H1 is a specific piece of HTML code that is usually wrapped around text. It was originally meant to display that text as the largest text on the page.
When Cascading Style Sheets (CSS) were developed, one of the things CSS allowed web developers to do was to take the standard H1 format and adjust it (color, typeface, font size) to match the rest of the page design. This meant that sometimes the H1 was no longer the largest text on the page.

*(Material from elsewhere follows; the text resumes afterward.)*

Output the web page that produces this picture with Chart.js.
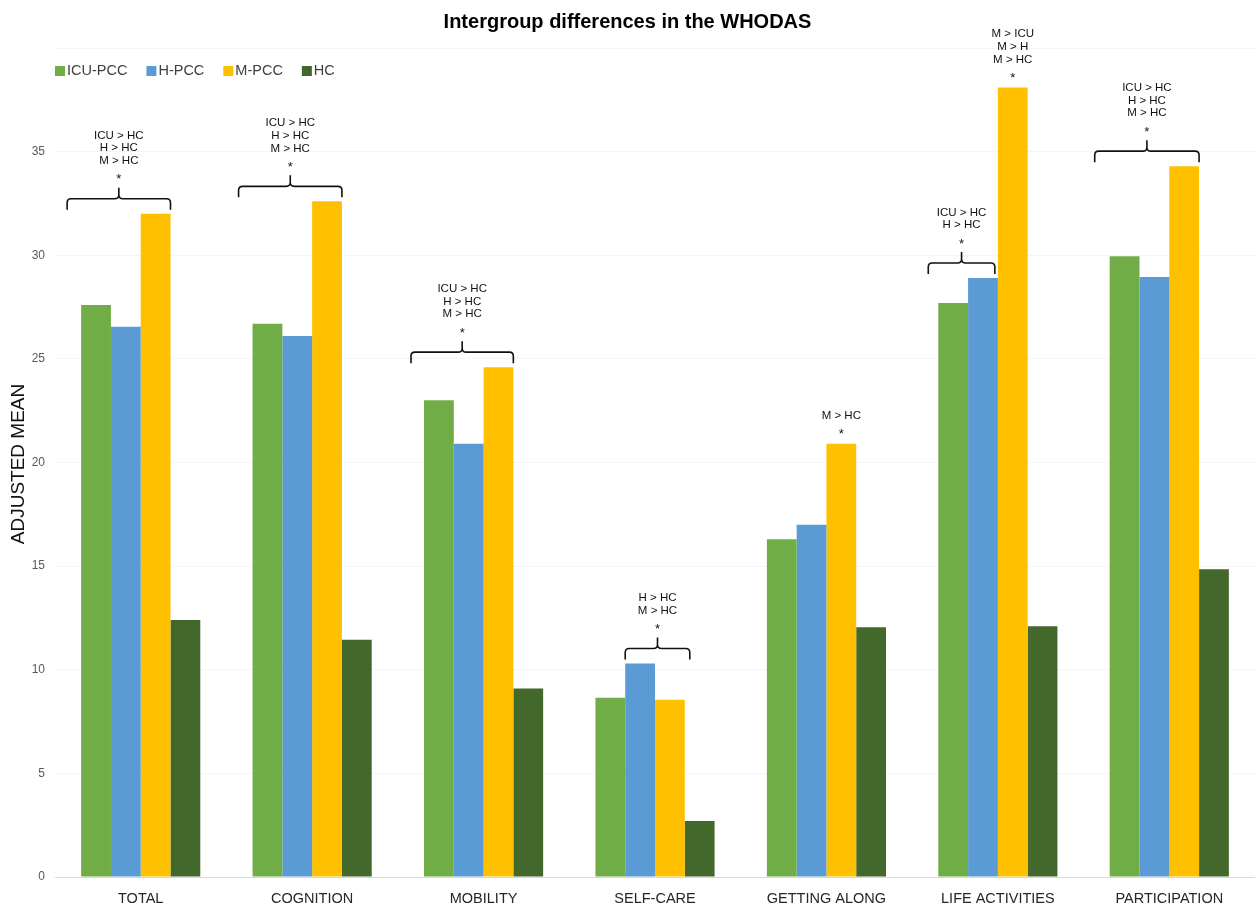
<!DOCTYPE html>
<html><head><meta charset="utf-8">
<script src="https://cdn.jsdelivr.net/npm/chart.js@4.4.1/dist/chart.umd.min.js"></script>
<style>html,body{margin:0;padding:0;background:#fff;}#wrap{width:1255px;height:903px;}</style>
</head><body><div id="wrap"><canvas id="c"></canvas></div>
<script>
const categories = ["TOTAL","COGNITION","MOBILITY","SELF-CARE","GETTING ALONG","LIFE ACTIVITIES","PARTICIPATION"];
const icuPcc = [27.6, 26.7, 23.0, 8.65, 16.3, 27.7, 29.95];
const hPcc   = [26.55, 26.1, 20.9, 10.3, 17.0, 28.9, 28.95];
const mPcc   = [32.0, 32.6, 24.6, 8.55, 20.9, 38.1, 34.3];
const hc     = [12.4, 11.45, 9.1, 2.7, 12.05, 12.1, 14.85];
const seriesNames = ["ICU-PCC","H-PCC","M-PCC","HC"];
const yTicks = [0,5,10,15,20,25,30,35];
const yTitle = "ADJUSTED MEAN";

// significance annotations: category index, lines, bar span (series indices)
const annotations = [
  {cat:0, lines:["ICU > HC","H > HC","M > HC"], from:0, to:2, brace:true, padL:14, padR:0},
  {cat:1, lines:["ICU > HC","H > HC","M > HC"], from:0, to:2, brace:true, padL:14, padR:0},
  {cat:2, lines:["ICU > HC","H > HC","M > HC"], from:0, to:2, brace:true, padL:13, padR:0},
  {cat:3, lines:["H > HC","M > HC"], from:1, to:2, brace:true, padL:0, padR:5},
  {cat:4, lines:["M > HC"], from:2, to:2, brace:false},
  {cat:5, lines:["ICU > HC","H > HC"], from:0, to:1, brace:true, padL:10, padR:-3},
  {cat:5, lines:["M > ICU","M > H","M > HC"], from:2, to:2, brace:false},
  {cat:6, lines:["ICU > HC","H > HC","M > HC"], from:0, to:2, brace:true, padL:15, padR:0}
];

const colors = ["#70AD47","#5B9BD5","#FFC000","#43682B"];
const FONT = "'Liberation Sans', Arial, sans-serif";

const annotPlugin = {
  id:'annot',
  afterDatasetsDraw(chart){
    const ctx = chart.ctx;
    ctx.save();
    ctx.fillStyle = '#111';
    ctx.strokeStyle = '#111';
    ctx.lineWidth = 1.6;
    ctx.textAlign = 'center';
    ctx.textBaseline = 'middle';
    annotations.forEach(a=>{
      const bars = [];
      for(let d=a.from; d<=a.to; d++) bars.push(chart.getDatasetMeta(d).data[a.cat]);
      const w = bars[0].width;
      const top = Math.min(...bars.map(b=>b.y));
      let starY, cx;
      if(a.brace){
        const left = bars[0].x - w/2 - a.padL;
        const right = bars[bars.length-1].x + w/2 + a.padR;
        cx = (left+right)/2;
        const B = top - 4;
        const H = B - 11;
        const T = B - 22;
        const r = 4;
        ctx.beginPath();
        ctx.moveTo(left, B);
        ctx.lineTo(left, H + r);
        ctx.quadraticCurveTo(left, H, left + r, H);
        ctx.lineTo(cx - r, H);
        ctx.quadraticCurveTo(cx, H, cx, H - r);
        ctx.lineTo(cx, T);
        ctx.moveTo(cx, H - r);
        ctx.quadraticCurveTo(cx, H, cx + r, H);
        ctx.lineTo(right - r, H);
        ctx.quadraticCurveTo(right, H, right, H + r);
        ctx.lineTo(right, B);
        ctx.stroke();
        starY = B - 33;
      } else {
        cx = bars[0].x;
        starY = top - 12;
      }
      ctx.font = "13px " + FONT;
      ctx.fillText("*", cx, starY + 3);
      ctx.font = "11.5px " + FONT;
      const n = a.lines.length;
      a.lines.forEach((t,k)=>{
        ctx.fillText(t, cx, starY - 16 - (n-1-k)*12.6);
      });
    });
    // legend
    ctx.textAlign = 'left';
    ctx.font = "14.5px " + FONT;
    let x = 55;
    const ly = 71;
    seriesNames.forEach((s,i)=>{
      ctx.fillStyle = colors[i];
      ctx.fillRect(x, ly-5, 10, 10);
      ctx.fillStyle = '#404040';
      ctx.fillText(s, x+12, ly);
      x += 12 + ctx.measureText(s).width + 19;
    });
    // y axis title
    ctx.save();
    ctx.translate(19, 464);
    ctx.rotate(-Math.PI/2);
    ctx.textAlign = 'center';
    ctx.fillStyle = '#111';
    ctx.font = "19px " + FONT;
    ctx.fillText(yTitle, 0, 0);
    ctx.restore();
    ctx.restore();
  }
};

new Chart(document.getElementById('c'), {
  type:'bar',
  data:{
    labels: categories,
    datasets: [icuPcc,hPcc,mPcc,hc].map((d,i)=>({
      label: seriesNames[i], data: d, backgroundColor: colors[i],
      barPercentage: 1.0, categoryPercentage: 0.695, borderWidth:0
    }))
  },
  options:{
    responsive:true, maintainAspectRatio:false, animation:false,
    layout:{padding:{left:0,right:0,top:0,bottom:0}},
    plugins:{
      legend:{display:false},
      tooltip:{enabled:false},
      title:{display:true, text:'Intergroup differences in the WHODAS',
        color:'#000', font:{family:FONT, size:20, weight:'bold'}, padding:{top:10,bottom:14}}
    },
    scales:{
      x:{
        grid:{display:false},
        border:{display:true, color:'#d9d9d9', width:1},
        ticks:{color:'#262626', font:{family:FONT, size:14.5}, padding:5, maxRotation:0, autoSkip:false},
        afterFit(s){ s.height = 26; }
      },
      y:{
        min:0, max:40,
        afterBuildTicks(s){ s.ticks = yTicks.concat([40]).map(v=>({value:v})); },
        grid:{color:'#f5f5f5', drawTicks:false},
        border:{display:false},
        ticks:{color:'#595959', font:{family:FONT, size:12}, padding:10,
          callback:(v)=> yTicks.includes(v) ? String(v) : ''},
        afterFit(s){ s.width = 55; }
      }
    }
  },
  plugins:[annotPlugin]
});
</script></body></html>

When Google initially wrote their algorithm, CSS hadn’t even been mainstreamed yet. In fact, it was only registered with the World Wide Web Consortium in March of 1998, shortly before Google was founded (September 1998), so it certainly was not in widespread use yet. The bottom line is that H1s were and still are a good indicator of what the most important text on a page was. The heading of a page is the same thing, just without the official H1 code wrapped around it. What’s ultimately the most important are the many signals that make up a page and indicate what the topic of the page is (a.k.a., “aboutness”). How relevant the page is to the searcher’s query ultimately determines whether it is listed in the results set, or search engine results page (SERP). What’s key here is not if the page has an H1 tag, but the text that’s actually in that H1 tag.
This is why the H1 takes secondary importance to the heading itself. While it’s great if the heading is wrapped in H1 code, it isn’t entirely necessary. If you already have good headings, wrapping them in H1 has some effect, but it’s small enough that “if it takes longer than an hour to implement H1 Tags on all pages and they already have some large descriptive text on the page then it is probably not worth the time required.” This is also why “gamed” headings – like small text at the top or bottom of a page wrapped in H1 and CSS to make it small – don’t work.
It’s why Google ignores the H1 entirely when it’s wrapped around an image, which is a non-standard use; an H1 is a text modifier. It’s why some tests show that Google ignores the H1 entirely when it’s wrapped around an image like a logo. This is likely because the ALT text on the logo is either not equivalent to the logo itself, or it is the same on every page.
Matt Cutts, formerly of Google, wrote about this in 2005. As far as I can tell, this is still true. It makes sense that it would be. And finally, it’s why Google can tell that if your heading is prominent on the page but not wrapped in the H1 tag, it’s still for all intents and purposes an H1.
Other Uses of the H1 tag
Another important element the H1 serves is usability. It’s specifically usable for persons with visual impairments and people who use screen readers. Almost every major screen reader has the capability to skip to the H1 tag on the page to tell that visitor what the page is about. If it’s missing, your site is definitely not as usable and accessible as it could be. As Google places a higher importance than ever on usability, particularly mobile usability, this becomes more important.
H1 Tags & SEO
As you can see, the H1 tag is pretty important for SEO, usability, and accessibility. Ideally, you should have one clearly marked on each page of your site. Also be careful to ensure that the H1 reinforces the point of the page, and that there is only one H1. While officially it’s OK to have more than one H1 on a page, and Google says use as many as you want, it only makes sense that Google would either:
- Place the majority of the weight on the first H1 they encounter (Bing is on record as doing this).
- Distribute the weight evenly across all H1s, thereby diluting the value of all of them.
Either way, it makes sense to only use one for SEO. If your site already has clear headings that are not coded as H1s? It’s unlikely that adding the H1 tag will make a significant difference to your overall SEO strategy.